Let $U \subset X_i$ be open. Then $$ f_i\left(U\right) = \left\{x_1\right\} \times \cdots \times U \times \cdots \times \left\{x_n\right\} = \left(X_1 \times \cdots \times U \times \cdots \times X_n \right) \cap f_i\left(X_i\right). $$ Note that the left operand of this intersection is open in the product topology on $X$, and so the intersection shows that $f_i\left(U\right)$ is open in the subspace topology on $f_i\left(X_i\right)$. Thus, I have shown that $U\subset X_i$ open implies that $f_i\left(U\right) = \left(f_i^{-1}\right)^{-1}\left(U\right)$ is open in $f_i\left(X_i\right)$, so that $f_i^{-1}$ is continuous. Putting this all together, we have $f_i:X_i \rightarrow f_i\left(X_i\right)\subset X$ is a homeomorphism, so $f_i$ is a topological embedding of $X_i$ into $X$. $\blacksquare$
Is this correct, and is there an easier way to prove this, perhaps using that characteristic property?

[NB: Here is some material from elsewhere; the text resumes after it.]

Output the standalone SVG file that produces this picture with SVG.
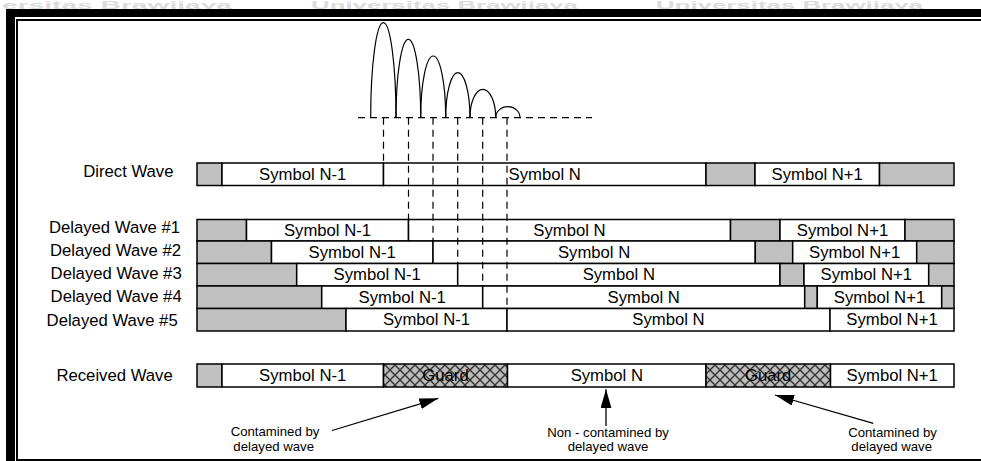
<svg xmlns="http://www.w3.org/2000/svg" width="981" height="461" viewBox="0 0 981 461">
<style>
.g{fill:#c0c0c0;stroke:#000;stroke-width:1.5}
.w{fill:#fff;stroke:#000;stroke-width:1.5}
.h{fill:url(#hatch);stroke:#000;stroke-width:1.5}
text{font-family:"Liberation Sans",Arial,sans-serif;fill:#000}
.t{font-size:16.7px;text-anchor:middle}
.lbl{font-size:16.7px;text-anchor:end}
.note{font-size:13.2px;text-anchor:middle}
.wm{font-size:11px;font-weight:bold;fill:#dcdcdc}
.dash{fill:none;stroke:#000;stroke-width:1.2;stroke-dasharray:7 5}
.arch{fill:none;stroke:#000;stroke-width:1.2}
.arrow{fill:none;stroke:#000;stroke-width:1.3;marker-end:url(#ah)}
</style>
<defs>
<pattern id="hatch" width="10" height="10" patternUnits="userSpaceOnUse">
<rect width="10" height="10" fill="#bdbdbd"/>
<path d="M0,0 L10,10 M10,0 L0,10" stroke="#333" stroke-width="1.4"/>
</pattern>
<marker id="ah" markerUnits="userSpaceOnUse" markerWidth="20" markerHeight="12" refX="19" refY="5.5" orient="auto">
<path d="M0,0 L19,5.5 L0,11 z" fill="#000"/>
</marker>
</defs>
<rect width="981" height="461" fill="#fff"/>
<g id="watermark">
<text class="wm" x="2" y="8.5" textLength="230" lengthAdjust="spacingAndGlyphs">ersitas Brawijaya</text>
<text class="wm" x="311" y="8.5" textLength="267" lengthAdjust="spacingAndGlyphs">Universitas Brawijaya</text>
<text class="wm" x="656" y="8.5" textLength="267" lengthAdjust="spacingAndGlyphs">Universitas Brawijaya</text>
</g>
<g id="frame">
<rect x="18" y="21" width="963" height="438" fill="#fff"/>
<rect x="6" y="9" width="975" height="8" fill="#000"/>
<rect x="6" y="9" width="9" height="452" fill="#000"/>
<rect x="16" y="19" width="965" height="2" fill="#000"/>
<rect x="16" y="19" width="2" height="442" fill="#000"/>
<rect x="16" y="459" width="965" height="2" fill="#000"/>
</g>
<g id="pulses">
<path class="dash" d="M358,117.7 H592"/>
<path class="arch" d="M370.7,117.7 A12.65,95 0 0 1 396,117.7"/>
<path class="arch" d="M396,117.7 A12.35,78.4 0 0 1 420.7,117.7"/>
<path class="arch" d="M420.7,117.7 A12.5,61.7 0 0 1 445.7,117.7"/>
<path class="arch" d="M445.7,117.7 A12.15,45 0 0 1 470,117.7"/>
<path class="arch" d="M470,117.7 A12.85,28.4 0 0 1 495.7,117.7"/>
<path class="arch" d="M495.7,117.7 A12.15,11 0 0 1 520,117.7"/>
</g>
<g id="labels">
<text class="lbl" x="173.5" y="177.3">Direct Wave</text>
<text class="lbl" x="180" y="233.3">Delayed Wave #1</text>
<text class="lbl" x="181" y="256">Delayed Wave #2</text>
<text class="lbl" x="181.7" y="279">Delayed Wave #3</text>
<text class="lbl" x="181.7" y="301.7">Delayed Wave #4</text>
<text class="lbl" x="177.7" y="325.7">Delayed Wave #5</text>
<text class="lbl" x="172.7" y="380.7">Received Wave</text>
</g>
<g id="direct-wave">
<rect class="g" x="197" y="163" width="25" height="22.5"/>
<rect class="w" x="222" y="163" width="161.5" height="22.5"/>
<rect class="w" x="383.5" y="163" width="322.5" height="22.5"/>
<rect class="g" x="706" y="163" width="49" height="22.5"/>
<rect class="w" x="755" y="163" width="124.5" height="22.5"/>
<rect class="g" x="879.5" y="163" width="74.5" height="22.5"/>
<text class="t" x="302.7" y="180">Symbol N-1</text>
<text class="t" x="544.7" y="180">Symbol N</text>
<text class="t" x="817.2" y="180">Symbol N+1</text>
</g>
<g id="delayed-1">
<rect class="g" x="197" y="219.5" width="49.5" height="21.5"/>
<rect class="w" x="246.5" y="219.5" width="162" height="21.5"/>
<rect class="w" x="408.5" y="219.5" width="322" height="21.5"/>
<rect class="g" x="730.5" y="219.5" width="49.5" height="21.5"/>
<rect class="w" x="780" y="219.5" width="125" height="21.5"/>
<rect class="g" x="905" y="219.5" width="49" height="21.5"/>
<text class="t" x="327.5" y="236">Symbol N-1</text>
<text class="t" x="569.5" y="236">Symbol N</text>
<text class="t" x="842.5" y="236">Symbol N+1</text>
</g>
<g id="delayed-2">
<rect class="g" x="197" y="241" width="74.5" height="22.5"/>
<rect class="w" x="271.5" y="241" width="161.5" height="22.5"/>
<rect class="w" x="433" y="241" width="322.3" height="22.5"/>
<rect class="g" x="755.3" y="241" width="37.4" height="22.5"/>
<rect class="w" x="792.7" y="241" width="124" height="22.5"/>
<rect class="g" x="916.7" y="241" width="37.3" height="22.5"/>
<text class="t" x="352.2" y="258">Symbol N-1</text>
<text class="t" x="594.1" y="258">Symbol N</text>
<text class="t" x="854.7" y="258">Symbol N+1</text>
</g>
<g id="delayed-3">
<rect class="g" x="197" y="263.5" width="99.7" height="22.5"/>
<rect class="w" x="296.7" y="263.5" width="161" height="22.5"/>
<rect class="w" x="457.7" y="263.5" width="322.3" height="22.5"/>
<rect class="g" x="780" y="263.5" width="24" height="22.5"/>
<rect class="w" x="804" y="263.5" width="124.7" height="22.5"/>
<rect class="g" x="928.7" y="263.5" width="25.3" height="22.5"/>
<text class="t" x="377.2" y="280.3">Symbol N-1</text>
<text class="t" x="618.8" y="280.3">Symbol N</text>
<text class="t" x="866.3" y="280.3">Symbol N+1</text>
</g>
<g id="delayed-4">
<rect class="g" x="197" y="286" width="124.7" height="22.5"/>
<rect class="w" x="321.7" y="286" width="161" height="22.5"/>
<rect class="w" x="482.7" y="286" width="322" height="22.5"/>
<rect class="g" x="804.7" y="286" width="12.6" height="22.5"/>
<rect class="w" x="817.3" y="286" width="124.4" height="22.5"/>
<rect class="g" x="941.7" y="286" width="12.3" height="22.5"/>
<text class="t" x="402.2" y="302.6">Symbol N-1</text>
<text class="t" x="643.7" y="302.6">Symbol N</text>
<text class="t" x="879.5" y="302.6">Symbol N+1</text>
</g>
<g id="delayed-5">
<rect class="g" x="197" y="308.5" width="149" height="22.5"/>
<rect class="w" x="346" y="308.5" width="161" height="22.5"/>
<rect class="w" x="507" y="308.5" width="323" height="22.5"/>
<rect class="w" x="830" y="308.5" width="124" height="22.5"/>
<text class="t" x="426.5" y="324.6">Symbol N-1</text>
<text class="t" x="668.5" y="324.6">Symbol N</text>
<text class="t" x="892" y="324.6">Symbol N+1</text>
</g>
<g id="received-wave">
<rect class="g" x="197" y="364" width="25" height="23"/>
<rect class="w" x="222" y="364" width="161.5" height="23"/>
<rect class="h" x="383.5" y="364" width="124" height="23"/>
<rect class="w" x="507.5" y="364" width="198.5" height="23"/>
<rect class="h" x="706" y="364" width="124.5" height="23"/>
<rect class="w" x="830.5" y="364" width="123.5" height="23"/>
<text class="t" x="302.7" y="380.7">Symbol N-1</text>
<text class="t" x="445.5" y="380.7">Guard</text>
<text class="t" x="606.8" y="380.7">Symbol N</text>
<text class="t" x="768.2" y="380.7">Guard</text>
<text class="t" x="892.2" y="380.7">Symbol N+1</text>
</g>
<g id="connectors">
<path class="dash" d="M383.5,117.7 V163"/>
<path class="dash" d="M408.5,117.7 V219.5"/>
<path class="dash" d="M433,117.7 V241"/>
<path class="dash" d="M457.7,117.7 V263.5"/>
<path class="dash" d="M482.7,117.7 V286"/>
<path class="dash" d="M507,117.7 V308.5"/>
<path class="arrow" d="M332,430.5 L438.3,398.3"/>
<path class="arrow" d="M606,426 L606,389.3"/>
<path class="arrow" d="M873.3,423.3 L775,395"/>
</g>
<g id="notes">
<text class="note" x="275" y="435.7">Contamined by</text>
<text class="note" x="273.7" y="450.5">delayed wave</text>
<text class="note" x="608" y="436.7">Non - contamined by</text>
<text class="note" x="608" y="450.5">delayed wave</text>
<text class="note" x="892.5" y="436.7">Contamined by</text>
<text class="note" x="891.7" y="450.5">delayed wave</text>
</g>
</svg>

While playing around I noticed that $f_i^{-1}: f\left(X_i\right) \rightarrow X_i$ is exactly a restriction of the projection map: $$f_i^{-1} = \pi_i \vert_{f\left(X_i\right)}. $$ While $\pi_i$ is continuous and we know that a continuous mapping restricted to an open subset of its domain is still continuous, I don't think I can apply this to say that $f_i^{-1}$ is continuous since $f\left(X_i\right)$ doesn't seem open in $X$.
One has to show, that $f_i : X_i \to f_i(X_i)$ is a homeomorphism. Clearly it is continuous by definition resp. characteristic property of subspace topology.
It is by definition of subspace topology $\iota: f_i(X_i) \hookrightarrow X_1\times ... \times X_n$ continuous.
Let $g := \pi_i\circ \iota$, i.e. $g = \pi_i|_{f_i(X_i)}$. Then $g$ is continuous as a composition of continuous maps.
$f_i \circ g = id_{f_i(X_i)}$ and $g\circ f_i = id_{X_i}$.
So, $f_i$ is a homeomorphism by definition of homeomorphism.